L'imbarco di decine di afgani su un aereo militare spagnolo all'aeroporto di Kabul - Ansa/Epa - Ministero della Difesa spagnolo
In Europa si iniziano a socchiudere le porte e in Italia si continua a litigare. A Bruxelles il tempo della commozione per le scene da Kabul sembra già sul punto di finire. Alla riunione "a distanza" tra i ministri Ue dell’Interno, la commissaria europea all’Immigrazione, Ylva Johansson, inizia a tratteggiare una strategia per cui «non dobbiamo aspettare che le persone arrivino alle frontiere esterne dell’Ue». Sul fronte dell’accoglienza, l’ipotesi di lavoro della Commissione è quella di bloccare i rimpatri forzosi degli afghani perché «il Paese non è sicuro» (una pista operativa cui si oppone l’Austria) e far crescere lo sforzo degli Stati per i «reinsediamenti» con priorità ai più vulnerabili, donne e ragazze (e Bruxelles è pronta a stanziare risorse aggiuntive).

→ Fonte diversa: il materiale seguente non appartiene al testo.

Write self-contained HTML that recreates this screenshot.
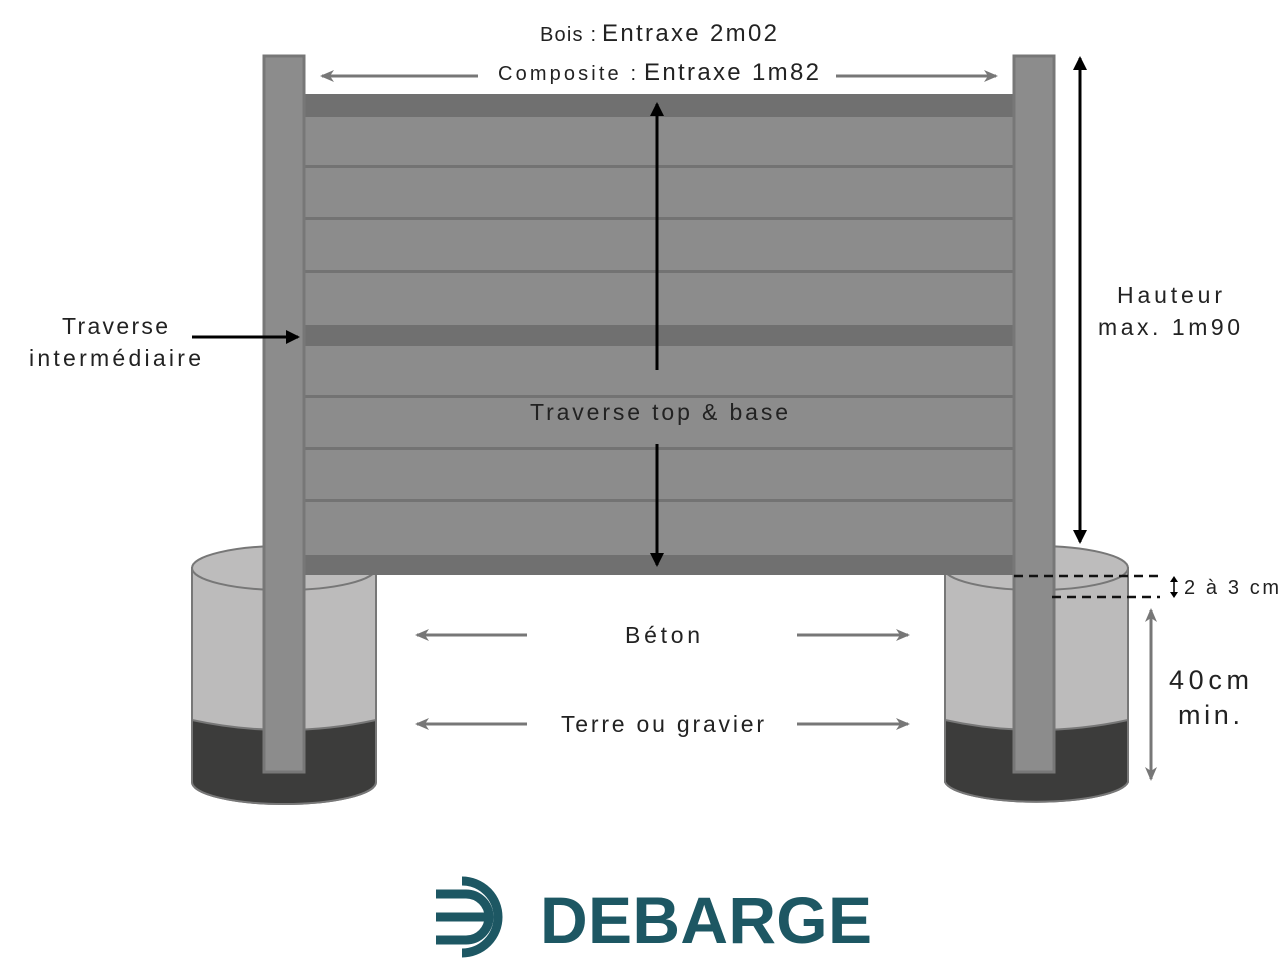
<!DOCTYPE html>
<html><head><meta charset="utf-8"><style>
html,body{margin:0;padding:0;background:#fff;width:1279px;height:979px;overflow:hidden}
svg text{font-family:"Liberation Sans","DejaVu Sans",sans-serif;fill:#222}
</style></head><body>
<svg width="1279" height="979" viewBox="0 0 1279 979" xmlns="http://www.w3.org/2000/svg">
<defs>
<marker id="ag" markerWidth="14" markerHeight="12" refX="12" refY="6" orient="auto" markerUnits="userSpaceOnUse"><path d="M0,0 L14,6 L0,12 L4,6 z" fill="#777"/></marker>
<marker id="ab2" markerWidth="14" markerHeight="14" refX="12" refY="7" orient="auto" markerUnits="userSpaceOnUse"><path d="M0,0 L14,7 L0,14 z" fill="#000"/></marker>
</defs>
<g stroke="#777" stroke-width="2">
<path d="M192,568 L192,782 A92,22 0 0 0 376,782 L376,568 Z" fill="#bcbbbb"/>
<path d="M192,720 Q284,740 376,720 L376,782 A92,22 0 0 1 192,782 Z" fill="#3c3c3b"/>
<ellipse cx="284" cy="568" rx="92" ry="22" fill="#bdbcbc"/>
<path d="M945,568 L945,782 A92,22 0 0 0 1128,782 L1128,568 Z" fill="#bcbbbb"/>
<path d="M945,720 Q1036,740 1128,720 L1128,782 A92,22 0 0 1 945,782 Z" fill="#3c3c3b"/>
<ellipse cx="1036" cy="568" rx="92" ry="22" fill="#bdbcbc"/>
</g>
<rect x="305" y="94" width="708" height="481" fill="#8c8c8c"/>
<rect x="305" y="94" width="708" height="23" fill="#707070"/>
<rect x="305" y="325" width="708" height="21" fill="#707070"/>
<rect x="305" y="555" width="708" height="20" fill="#707070"/>
<g fill="#737373">
<rect x="305" y="165" width="708" height="3"/><rect x="305" y="217" width="708" height="3"/><rect x="305" y="270" width="708" height="3"/>
<rect x="305" y="395" width="708" height="3"/><rect x="305" y="447" width="708" height="3"/><rect x="305" y="499" width="708" height="3"/>
</g>
<rect x="264" y="56" width="40" height="716" fill="#8c8c8c" stroke="#777" stroke-width="3"/>
<rect x="1014" y="56" width="40" height="716" fill="#8c8c8c" stroke="#777" stroke-width="3"/>
<line x1="1014" y1="576" x2="1160" y2="576" stroke="#111" stroke-width="2.5" stroke-dasharray="9,6"/>
<line x1="1052" y1="597" x2="1160" y2="597" stroke="#111" stroke-width="2.5" stroke-dasharray="9,6"/>
<g stroke="#777" stroke-width="3" fill="none">
<line x1="478" y1="76" x2="322" y2="76" marker-end="url(#ag)"/>
<line x1="836" y1="76" x2="996" y2="76" marker-end="url(#ag)"/>
<line x1="527" y1="635" x2="417" y2="635" marker-end="url(#ag)"/>
<line x1="797" y1="635" x2="908" y2="635" marker-end="url(#ag)"/>
<line x1="527" y1="724" x2="417" y2="724" marker-end="url(#ag)"/>
<line x1="797" y1="724" x2="908" y2="724" marker-end="url(#ag)"/>
<line x1="1151" y1="620" x2="1151" y2="610" marker-end="url(#ag)"/>
<line x1="1151" y1="610" x2="1151" y2="779" marker-end="url(#ag)"/>
</g>
<g stroke="#000" stroke-width="3" fill="none">
<line x1="657" y1="370" x2="657" y2="104" marker-end="url(#ab2)"/>
<line x1="657" y1="444" x2="657" y2="565" marker-end="url(#ab2)"/>
<line x1="1080" y1="300" x2="1080" y2="58" marker-end="url(#ab2)"/>
<line x1="1080" y1="300" x2="1080" y2="542" marker-end="url(#ab2)"/>
<line x1="192" y1="337" x2="298" y2="337" marker-end="url(#ab2)"/>
</g>
<g stroke="#000" stroke-width="1.5"><line x1="1174" y1="578" x2="1174" y2="596"/></g>
<path d="M1170,582 L1174,576 L1178,582 Z M1170,592 L1174,598 L1178,592 Z" fill="#000"/>
<text x="540" y="41" font-size="20" textLength="56">Bois :</text><text x="602" y="41" font-size="24" textLength="175">Entraxe 2m02</text>
<text x="498" y="80" font-size="20" textLength="138">Composite :</text><text x="644" y="80" font-size="24" textLength="175">Entraxe 1m82</text>
<text x="62" y="334" font-size="23" textLength="106">Traverse</text>
<text x="29" y="366" font-size="23" textLength="172">intermédiaire</text>
<text x="530" y="420" font-size="23" textLength="258">Traverse top &amp; base</text>
<text x="1117" y="303" font-size="23" textLength="105">Hauteur</text>
<text x="1098" y="335" font-size="23" textLength="142">max. 1m90</text>
<text x="625" y="643" font-size="23" textLength="75">Béton</text>
<text x="561" y="732" font-size="23" textLength="203">Terre ou gravier</text>
<text x="1184" y="594" font-size="20" textLength="95">2 à 3 cm</text>
<text x="1169" y="689" font-size="27" textLength="80">40cm</text>
<text x="1178" y="724" font-size="27" textLength="62">min.</text>
<g fill="none" stroke="#1d5763" stroke-width="9">
<path d="M462,881 A36,36 0 0 1 462,953"/>
<path d="M436,894 L466,894 A22,22 0 0 1 466,940 L436,940"/>
<line x1="436" y1="917" x2="486" y2="917"/>
</g>
<text x="540" y="943" font-size="66" font-weight="bold" textLength="332" style="fill:#1d5763">DEBARGE</text>
</svg>
</body></html>
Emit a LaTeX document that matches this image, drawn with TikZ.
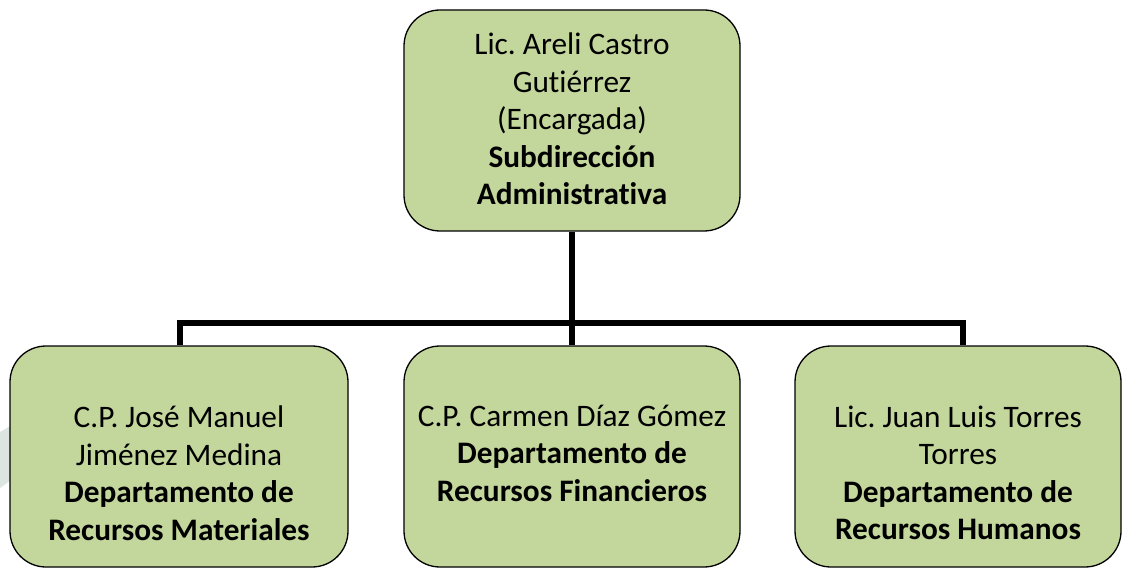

Sul fronte invece della prevenzione di una pressione massiccia sui confini del Vecchio Continente, e in considerazione del fatto - avverte Johansson - che «tutti gli scenari sono possibili», l’idea è aiutare il più possibile gli afghani "a casa loro" o nei Paesi confinanti in cui si sposteranno (soprattutto Pakistan, Iran, Tagikistan e Turchia) attraverso missioni umanitarie e azioni di supporto agli Stati che accoglieranno.
Alla riunione - a cui ha partecipato in videoconferenza la ministra Lamorgese -, inizialmente convocata dalla presidenza slovena per affrontare il dossier bielorusso, la preoccupazione per quanto sta accadendo in Afghanistan ha preso il sopravvento. «Bisogna impedire alle persone di dirigersi verso la Ue passando per rotte insicure, irregolari e incontrollate», spiega Johansson.
La bozza di tabella di marcia prospettata da Bruxelles sembra coincidere con le dichiarazioni di Macron e Merkel, che con le elezioni in avvicinamento vogliono evitare nuove crisi migratorie. Merkel, in particolare, vedrebbe nel Pakistan (già rifugio per 3,5milioni di afghani), il candidato principale per accogliere quanti sono in fuga da Kabul e ricevere gli aiuti europei per una cifra da quantificare.
Ancora non è chiaro se il modello possa essere quello già sperimentato con la Turchia. Se ne tornerà a parlare nella girandola di riunioni delle prossime ore, a partire dal G7 dei ministri degli Esteri di oggi a cui parteciperà il capo della Farnesina, Luigi Di Maio. Si proseguirà con l’incontro convocato domani dal segretario generale della Nato, Jens Stoltenberg, e poi una nuova riunione in ambito Ue, a cui la presidenza slovena sta già lavorando.
Allo stesso tempo si terrà un incontro virtuale, a giorni, del G7. Ne hanno parlato ieri a telefono Mario Draghi e il premier britannico, Boris Johnson. Il leader inglese ha illustrato una strategia «in cinque punti» per «sostenere il popolo afghano e contribuire alla stabilità regionale, evitando una tragedia umanitaria». Anche Palazzo Chigi parla di una strategia comune tra G7 (a presidenza inglese) e G20 (a presidenza italiana) «a difesa dei diritti umani e delle libertà fondamentali nel Paese».
Sul fronte italiano il dossier-accoglienza si affronta però in uno stato di lite permanente tra Enrico Letta e Matteo Salvini. Una lite da cui il premier Mario Draghi sembra volersi tenere a distanza. Palazzo Chigi resta concentrato con la Difesa e la Farnesina sul processo di evacuazione: ieri a Fiumicino è atterrato un secondo aereo con 85 persone a bordo, in serata sono partite altre 97 persone e oggi ne arriveranno ulteriori 103, compresa l’attivista Zahra Ahmadi e il personale della fondazione Veronesi. Si tratta in gran parte, spiega il titolare della Difesa Lorenzo Guerini, di collaboratori afghani e dei loro familiari. Il piano di partenza prevedeva 670 persone da salvare in Italia, ma con l’escalation degli ultimi giorni la lista sembra essersi almeno triplicata.
Nonostante il difficile e rischioso lavoro in corso, sull’accoglienza in maggioranza continuano le tensioni. Da un lato Enrico Letta fa partire la mobilitazione del Pd per dare asilo ai rifugiati in Italia e lancia la sottoscrizione («a partire da dirigenti e parlamentari») per le Ong che restano nel Paese. Dall’altro Matteo Salvini avverte: «Corridoi umanitari per donne e bambini in pericolo certamente sì. Porte aperte per migliaia di uomini, fra cui potenziali terroristi, assolutamente no».